In In the End, Ellipsis-Phoenix series, documents with 88 images printed in lithography and decked with the phoenix pattern look like broken digital pixels or screen control patterns used in past TV broadcasting. In the venue displaying digital videos and paper printing materials, the viewers of the same generation as the artist perhaps hark back to their childhood when they memorized the Chapter of
National Education while younger generations may recollect a sort of computer game. In In the End, Ellipsis-Flag Series (2014) her early work From Famer’s Flag Series in which she interwove the strips earned by tearing banners used for the promotional purpose of some exhibitions in the mid-1990s, is reproduced into the flags with diverse fragments of vocabularies including parts of 393 letters, words of oath, written prayers, and special characters. A communal labor flag used at a farmer’s music performance was an item treated as a personified being. People considered the flag a brother or a friend as the expression of their respect to the flag. The flag was also used to choose victory and defeat. The flag was a symbol of a group’s identity and power. However, the colossal flags she made are hung in a solemn, tranquil atmosphere in a gloomy space as if disclosing long-held halted time. They shake the decorations on their sides as if weeping in a tranquil, gloomy mood. The flags that drew a circle with villagers and fluttered in the wind are placed in the space of this work as distant memories.
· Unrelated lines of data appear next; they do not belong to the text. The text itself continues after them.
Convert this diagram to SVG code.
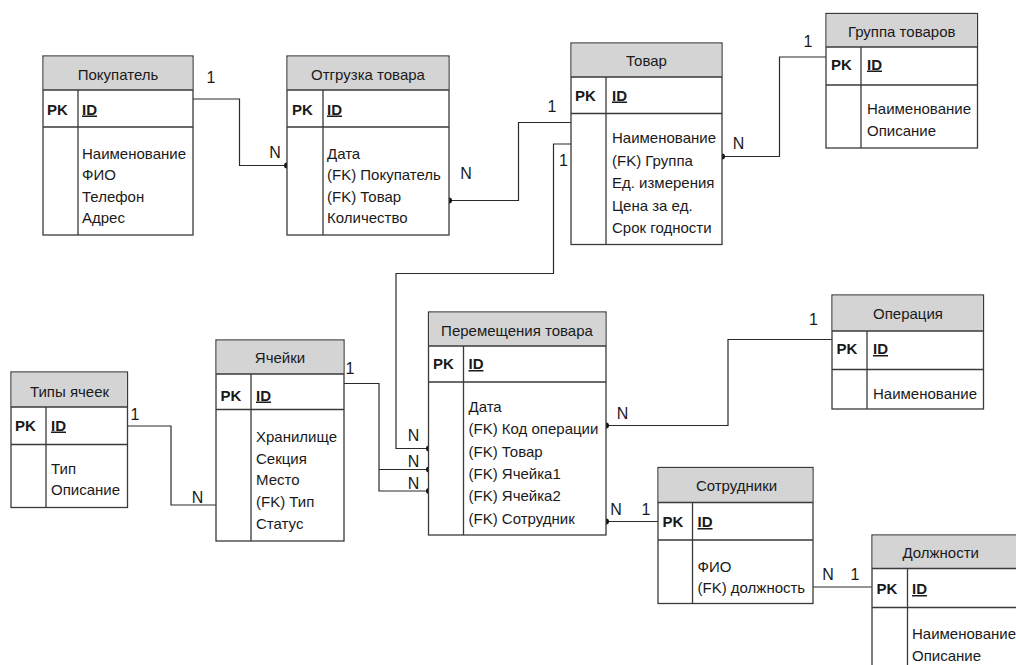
<svg xmlns="http://www.w3.org/2000/svg" width="1016" height="665" viewBox="0 0 1016 665">
<style>
text{font-family:"Liberation Sans",Arial,sans-serif;font-size:15px;fill:#1a1a1a}
.hd{fill:#d4d4d4;stroke:none}
.box{fill:#ffffff;stroke:#3a3a3a;stroke-width:1.3}
.ln{stroke:#3a3a3a;stroke-width:1.3;fill:none}
.ht{text-anchor:middle}
.pk{font-weight:bold}
.id{font-weight:bold;text-decoration:underline}
.lbl{font-size:16px;text-anchor:middle}
.dot{fill:#111}
.cn{stroke:#2a2a2a;stroke-width:1.2;fill:none}
</style>
<rect width="1016" height="665" fill="#ffffff"/>

<g id="connectors">
<path class="cn" d="M193,99 H239.5 V165.5 H287"/>
<circle class="dot" cx="287" cy="165.5" r="3"/>
<path class="cn" d="M449,200.5 H518.5 V122.5 H571"/>
<circle class="dot" cx="449" cy="200.5" r="3"/>
<path class="cn" d="M722,156.5 H779.5 V57 H826"/>
<circle class="dot" cx="722" cy="156.5" r="3"/>
<path class="cn" d="M571,144 H553.5 V273.5 H396 V448.5 H429"/>
<circle class="dot" cx="429" cy="448.5" r="3"/>
<path class="cn" d="M344,383.5 H379 V491 H429 M379,469.5 H429"/>
<circle class="dot" cx="429" cy="469.5" r="3"/>
<circle class="dot" cx="429" cy="491" r="3"/>
<path class="cn" d="M606,425.5 H728 V339.5 H832"/>
<circle class="dot" cx="606" cy="425.5" r="3"/>
<path class="cn" d="M606,521.5 H658"/>
<circle class="dot" cx="606" cy="521.5" r="3"/>
<path class="cn" d="M808.5,587 H872"/>
<circle class="dot" cx="808.5" cy="587" r="3"/>
<path class="cn" d="M127.5,426 H171 V505 H221"/>
<circle class="dot" cx="221" cy="505" r="3"/>
<text class="lbl" x="211" y="83">1</text>
<text class="lbl" x="275" y="158">N</text>
<text class="lbl" x="466" y="179">N</text>
<text class="lbl" x="552" y="112">1</text>
<text class="lbl" x="738.5" y="149">N</text>
<text class="lbl" x="808" y="47">1</text>
<text class="lbl" x="563.5" y="166">1</text>
<text class="lbl" x="413.5" y="441">N</text>
<text class="lbl" x="413.5" y="467">N</text>
<text class="lbl" x="413.5" y="488.5">N</text>
<text class="lbl" x="350" y="374">1</text>
<text class="lbl" x="622.5" y="419">N</text>
<text class="lbl" x="813.5" y="325">1</text>
<text class="lbl" x="616" y="515">N</text>
<text class="lbl" x="646" y="515">1</text>
<text class="lbl" x="828" y="580">N</text>
<text class="lbl" x="855" y="580">1</text>
<text class="lbl" x="135" y="420">1</text>
<text class="lbl" x="197.5" y="503">N</text>
</g>

<g id="pokupatel">
<rect class="box" x="43" y="56" width="150" height="179"/>
<rect class="hd" x="43.7" y="56.7" width="148.6" height="33.3"/>
<path class="ln" d="M43,90 H193 M43,127 H193 M78,90 V235"/>
<text class="ht" x="118" y="79.5">Покупатель</text>
<text class="pk" x="47" y="114.5">PK</text>
<text class="id" x="82" y="114.5">ID</text>
<text x="82" y="158.5">Наименование</text>
<text x="82" y="180">ФИО</text>
<text x="82" y="201.5">Телефон</text>
<text x="82" y="223">Адрес</text>
</g>

<g id="otgruzka">
<rect class="box" x="287" y="56" width="162" height="179"/>
<rect class="hd" x="287.7" y="56.7" width="160.6" height="33.3"/>
<path class="ln" d="M287,90 H449 M287,127 H449 M323,90 V235"/>
<text class="ht" x="368" y="79.5">Отгрузка товара</text>
<text class="pk" x="292" y="114.5">PK</text>
<text class="id" x="327" y="114.5">ID</text>
<text x="327" y="158.5">Дата</text>
<text x="327" y="180">(FK) Покупатель</text>
<text x="327" y="201.5">(FK) Товар</text>
<text x="327" y="223">Количество</text>
</g>

<g id="tovar">
<rect class="box" x="571" y="43" width="151" height="201.5"/>
<rect class="hd" x="571.7" y="43.7" width="149.6" height="33.3"/>
<path class="ln" d="M571,77 H722 M571,113.5 H722 M606,77 V244.5"/>
<text class="ht" x="646.5" y="65.5">Товар</text>
<text class="pk" x="575" y="100.5">PK</text>
<text class="id" x="612" y="100.5">ID</text>
<text x="612" y="143">Наименование</text>
<text x="612" y="165.5">(FK) Группа</text>
<text x="612" y="188">Ед. измерения</text>
<text x="612" y="210.5">Цена за ед.</text>
<text x="612" y="233">Срок годности</text>
</g>

<g id="gruppa">
<rect class="box" x="826" y="13.5" width="151.5" height="134.5"/>
<rect class="hd" x="826.7" y="14.2" width="150.1" height="32.8"/>
<path class="ln" d="M826,47 H977.5 M826,85 H977.5 M861,47 V148"/>
<text class="ht" x="901.7" y="36.5">Группа товаров</text>
<text class="pk" x="831" y="69.5">PK</text>
<text class="id" x="867" y="69.5">ID</text>
<text x="867" y="114">Наименование</text>
<text x="867" y="136">Описание</text>
</g>

<g id="tipy">
<rect class="box" x="11" y="372" width="116.5" height="135.5"/>
<rect class="hd" x="11.7" y="372.7" width="115.1" height="34.3"/>
<path class="ln" d="M11,407 H127.5 M11,444.5 H127.5 M46,407 V507.5"/>
<text class="ht" x="69.5" y="396.5">Типы ячеек</text>
<text class="pk" x="15" y="430.5">PK</text>
<text class="id" x="51" y="430.5">ID</text>
<text x="51" y="473.5">Тип</text>
<text x="51" y="494.5">Описание</text>
</g>

<g id="yacheyki">
<rect class="box" x="216" y="340" width="128" height="201"/>
<rect class="hd" x="216.7" y="340.7" width="126.6" height="33.3"/>
<path class="ln" d="M216,374 H344 M216,409.5 H344 M251,374 V541"/>
<text class="ht" x="280" y="362.5">Ячейки</text>
<text class="pk" x="220.5" y="400.5">PK</text>
<text class="id" x="256" y="400.5">ID</text>
<text x="256" y="442">Хранилище</text>
<text x="256" y="463.7">Секция</text>
<text x="256" y="485.4">Место</text>
<text x="256" y="507.1">(FK) Тип</text>
<text x="256" y="528.8">Статус</text>
</g>

<g id="peremeshcheniya">
<rect class="box" x="428.5" y="312" width="177.5" height="223"/>
<rect class="hd" x="429.2" y="312.7" width="176.1" height="33.3"/>
<path class="ln" d="M428.5,346 H606 M428.5,382 H606 M463.5,346 V535"/>
<text class="ht" x="517" y="335.5">Перемещения товара</text>
<text class="pk" x="433" y="369">PK</text>
<text class="id" x="468.5" y="369">ID</text>
<text x="468.5" y="412">Дата</text>
<text x="468.5" y="434.3">(FK) Код операции</text>
<text x="468.5" y="456.6">(FK) Товар</text>
<text x="468.5" y="478.9">(FK) Ячейка1</text>
<text x="468.5" y="501.2">(FK) Ячейка2</text>
<text x="468.5" y="523.5">(FK) Сотрудник</text>
</g>

<g id="operaciya">
<rect class="box" x="832" y="295" width="151.5" height="114"/>
<rect class="hd" x="832.7" y="295.7" width="150.1" height="35.3"/>
<path class="ln" d="M832,331 H983.5 M832,369.5 H983.5 M867,331 V409"/>
<text class="ht" x="908" y="319">Операция</text>
<text class="pk" x="836.5" y="354">PK</text>
<text class="id" x="873" y="354">ID</text>
<text x="873" y="399">Наименование</text>
</g>

<g id="sotrudniki">
<rect class="box" x="658" y="467.5" width="155" height="136"/>
<rect class="hd" x="658.7" y="468.2" width="153.6" height="34.3"/>
<path class="ln" d="M658,502.5 H813 M658,540 H813 M692.5,502.5 V603.5"/>
<text class="ht" x="736.5" y="490.5">Сотрудники</text>
<text class="pk" x="662.5" y="527">PK</text>
<text class="id" x="697.5" y="527">ID</text>
<text x="697.5" y="572">ФИО</text>
<text x="697.5" y="592.5">(FK) должность</text>
</g>

<g id="dolzhnosti">
<rect class="box" x="872" y="535" width="170" height="145"/>
<rect class="hd" x="872.7" y="535.7" width="168.6" height="32.8"/>
<path class="ln" d="M872,568.5 H1042 M872,607.5 H1042 M907.5,568.5 V680"/>
<text class="ht" x="940.7" y="558">Должности</text>
<text class="pk" x="876.5" y="594">PK</text>
<text class="id" x="912" y="594">ID</text>
<text x="912" y="639">Наименование</text>
<text x="912" y="660.5">Описание</text>
</g>
</svg>
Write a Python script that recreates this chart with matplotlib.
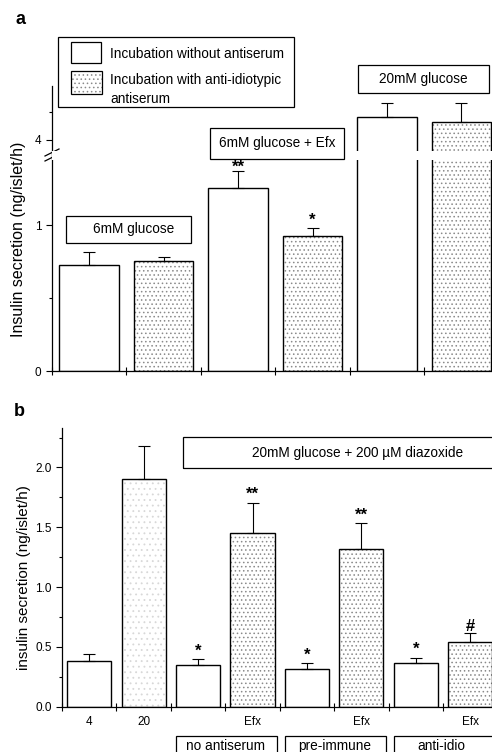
import matplotlib
import numpy as np

matplotlib.use("Agg")
import matplotlib.pyplot as plt  # noqa: E402
from matplotlib.patches import Rectangle  # noqa: E402

plt.rcParams["font.family"] = ["Liberation Sans", "DejaVu Sans"]
plt.rcParams["hatch.linewidth"] = 0.6

# panel a: 6mM, 6mM+Efx, 20mM glucose, each without / with anti-idiotypic antiserum
a_means = [0.73, 0.755, 1.26, 0.925, 4.41, 4.32]
a_errs = [0.085, 0.031, 0.11, 0.058, 0.25, 0.34]
a_dotted = [False, True, False, True, False, True]
a_marks = ["", "", "**", "*", "", ""]

# panel b: 4, 20, then 20mM + diazoxide (no antiserum / pre-immune / anti-idio, +/- Efx)
b_means = [0.385, 1.905, 0.35, 1.448, 0.318, 1.317, 0.363, 0.541]
b_errs = [0.055, 0.275, 0.047, 0.259, 0.045, 0.217, 0.047, 0.078]
b_fill = ["none", "sparse", "none", "dense", "none", "dense", "none", "dense"]
b_marks = ["", "", "*", "**", "*", "**", "*", "#"]
b_ticklabels = ["4", "20", "", "Efx", "", "Efx", "", "Efx"]
b_groups = ["no antiserum", "pre-immune", "anti-idio"]

W, H = 492, 752


def fx(x):
    return x / W


def fy(y):
    return 1 - y / H


def draw_bars(ax, means, errs, fills, width):
    x = np.arange(len(means))
    for xi, m, f in zip(x, means, fills):
        if f == "dense":
            ax.bar(xi, m, width, color="white", edgecolor="#8a8a8a", hatch="....", lw=0, zorder=1)
        elif f == "sparse":
            ax.bar(xi, m, width, color="white", edgecolor="#d8d8d8", hatch="...", lw=0, zorder=1)
    ax.bar(x, means, width, fill=False, edgecolor="black", lw=1.0, zorder=2)
    ax.errorbar(x, means, yerr=[np.zeros(len(errs)), errs], fmt="none", ecolor="black",
                elinewidth=0.8, capsize=4, capthick=0.8, zorder=3)


def mark_bars(ax, means, errs, marks, lift=None):
    lift = lift or {}
    for xi, (m, e, s) in enumerate(zip(means, errs, marks)):
        if s:
            ax.annotate(s, (xi, m + e), xytext=(0, lift.get(xi, 2.5)), textcoords="offset points",
                        ha="center", va="baseline", fontsize=12, fontweight="bold", zorder=6)


def label_box(fig, x0, y0, x1, y1, text, size=9.8, tx=None):
    fig.add_artist(Rectangle((fx(x0), fy(y1)), fx(x1 - x0), (y1 - y0) / H, transform=fig.transFigure,
                             fill=False, edgecolor="black", lw=0.9, clip_on=False))
    tx = (x0 + x1) / 2 if tx is None else tx
    fig.text(fx(tx), fy((y0 + y1) / 2), text, ha="center", va="center", fontsize=size)


fig = plt.figure(figsize=(W / 100, H / 100), dpi=100)

# ---- panel a: broken y axis via a piecewise-linear scale
xp = [-10, 0, 1.45, 3.8, 10]
fp = [-1450, 0, 210.25, 218.8, 218.8 + 6.2 * 56]
axa = fig.add_axes([fx(52), fy(371), fx(440), (371 - 86) / H])
axa.set_yscale("function", functions=(lambda v: np.interp(v, xp, fp), lambda p: np.interp(p, fp, xp)))
draw_bars(axa, a_means, a_errs, ["dense" if d else "none" for d in a_dotted], 0.8)
axa.axhspan(1.45, 3.8, color="white", zorder=4, lw=0)
axa.set_xlim(-0.5, 5.41)
axa.set_ylim(0, 4.96)
axa.set_yticks([0, 1, 4], ["0", "1", "4"])
axa.set_yticks([0.5, 4.5], minor=True)
axa.set_xticks(np.arange(6) - 0.5, [""] * 6)
mark_bars(axa, a_means, a_errs, a_marks, lift={2: -0.5})
fig.text(fx(19), fy(239), "Insulin secretion (ng/islet/h)", rotation=90, ha="center", va="center",
         fontsize=11.5)
# break marks on the spine
for dy in (0, 5):
    axa.plot([fx(45), fx(59)], [fy(161 - dy), fy(154 - dy)], transform=fig.transFigure,
             color="black", lw=0.9, clip_on=False)

# legend box
fig.add_artist(Rectangle((fx(58), fy(107)), fx(236), 70 / H, transform=fig.transFigure,
                         facecolor="white", edgecolor="black", lw=0.9, zorder=10))
fig.add_artist(Rectangle((fx(71), fy(63)), fx(30), 21 / H, transform=fig.transFigure,
                         facecolor="white", edgecolor="black", lw=0.9, zorder=11))
fig.add_artist(Rectangle((fx(71), fy(94)), fx(31), 23 / H, transform=fig.transFigure,
                         facecolor="white", edgecolor="#8a8a8a", hatch="....", lw=0, zorder=11))
fig.add_artist(Rectangle((fx(71), fy(94)), fx(31), 23 / H, transform=fig.transFigure,
                         fill=False, edgecolor="black", lw=0.9, zorder=12))
fig.text(fx(110), fy(54), "Incubation without antiserum", fontsize=9.8, va="center", zorder=12)
fig.text(fx(110), fy(80), "Incubation with anti-idiotypic", fontsize=9.8, va="center", zorder=12)
fig.text(fx(110), fy(99), "antiserum", fontsize=9.8, va="center", zorder=12)

label_box(fig, 66, 216, 191, 243, "6mM glucose", tx=134)
label_box(fig, 210, 128, 344, 159, "6mM glucose + Efx")
label_box(fig, 358, 65, 489, 93, "20mM glucose")
fig.text(fx(15), fy(20), "a", fontsize=13, fontweight="bold", va="center")

# ---- panel b
axb = fig.add_axes([fx(62), fy(706.7), fx(430), (706.7 - 428) / H])
draw_bars(axb, b_means, b_errs, b_fill, 0.81)
axb.set_xlim(-0.5, 7.4)
axb.set_ylim(0, 2.33)
axb.set_yticks(np.arange(0, 2.01, 0.5), [f"{v:.1f}" for v in np.arange(0, 2.01, 0.5)])
axb.set_yticks(np.arange(0.25, 2.3, 0.5), minor=True)
axb.set_xticks(np.arange(8) - 0.5, [""] * 8)
axb.set_xticks(np.arange(8), b_ticklabels, minor=True)
mark_bars(axb, b_means, b_errs, b_marks, lift={7: 1})
fig.text(fx(24), fy(578), "insulin secretion (ng/islet/h)", rotation=90, ha="center", va="center",
         fontsize=11)
label_box(fig, 183, 437, 500, 468, "20mM glucose + 200 \u00b5M diazoxide", tx=358)
for (x0, x1), tx, g in zip([(176, 277), (285, 386), (394, 500)], [226, 335, 441], b_groups):
    fig.add_artist(Rectangle((fx(x0), fy(760)), fx(x1 - x0), 24 / H, transform=fig.transFigure,
                             fill=False, edgecolor="black", lw=0.9, clip_on=False))
    fig.text(fx(tx), fy(750), g, ha="center", va="baseline", fontsize=9.8)
fig.text(fx(14), fy(411), "b", fontsize=13, fontweight="bold", va="center")

for ax in (axa, axb):
    ax.spines[["top", "right"]].set_visible(False)
    ax.spines[["left", "bottom"]].set_linewidth(0.9)
    ax.tick_params(axis="y", which="major", direction="out", length=4, width=0.8, labelsize=8.5)
    ax.tick_params(axis="y", which="minor", direction="out", length=2.5, width=0.8)
    ax.tick_params(axis="x", which="major", direction="inout", length=6, width=0.8)
axb.tick_params(axis="x", which="minor", length=0, labelsize=8.5, pad=7)

fig.savefig("out.png", dpi=100, facecolor="white")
The trail of tears left on their surfaces seems to exude sentiment and condolence they bear in quietude.
This exhibition Final Taciturnity(......) enables us to face the gap between individual and collective emotion disclosed in the images of contemporary people who accept information prevailing in a contemporary society. Information has been conveyed in diverse ways and mediums such as oral transmission, sentences, educational materials, TVs, Internet news, and SNS.
Our emotion and behavior are influenced by such information transmitted, reacting diversely to information that is not collectively consented. Initial information is often concealed by more provocative information. These recurring reactions have become part of our daily lives. Lee comments on ways of reminiscing and remembering them. She has chosen an ellipsis for the images created through the gathering of wandering texts, replacing words with the ellipsis. She embraces surging feelings and numerous untold narratives in silence and tears generated from countless murmurings.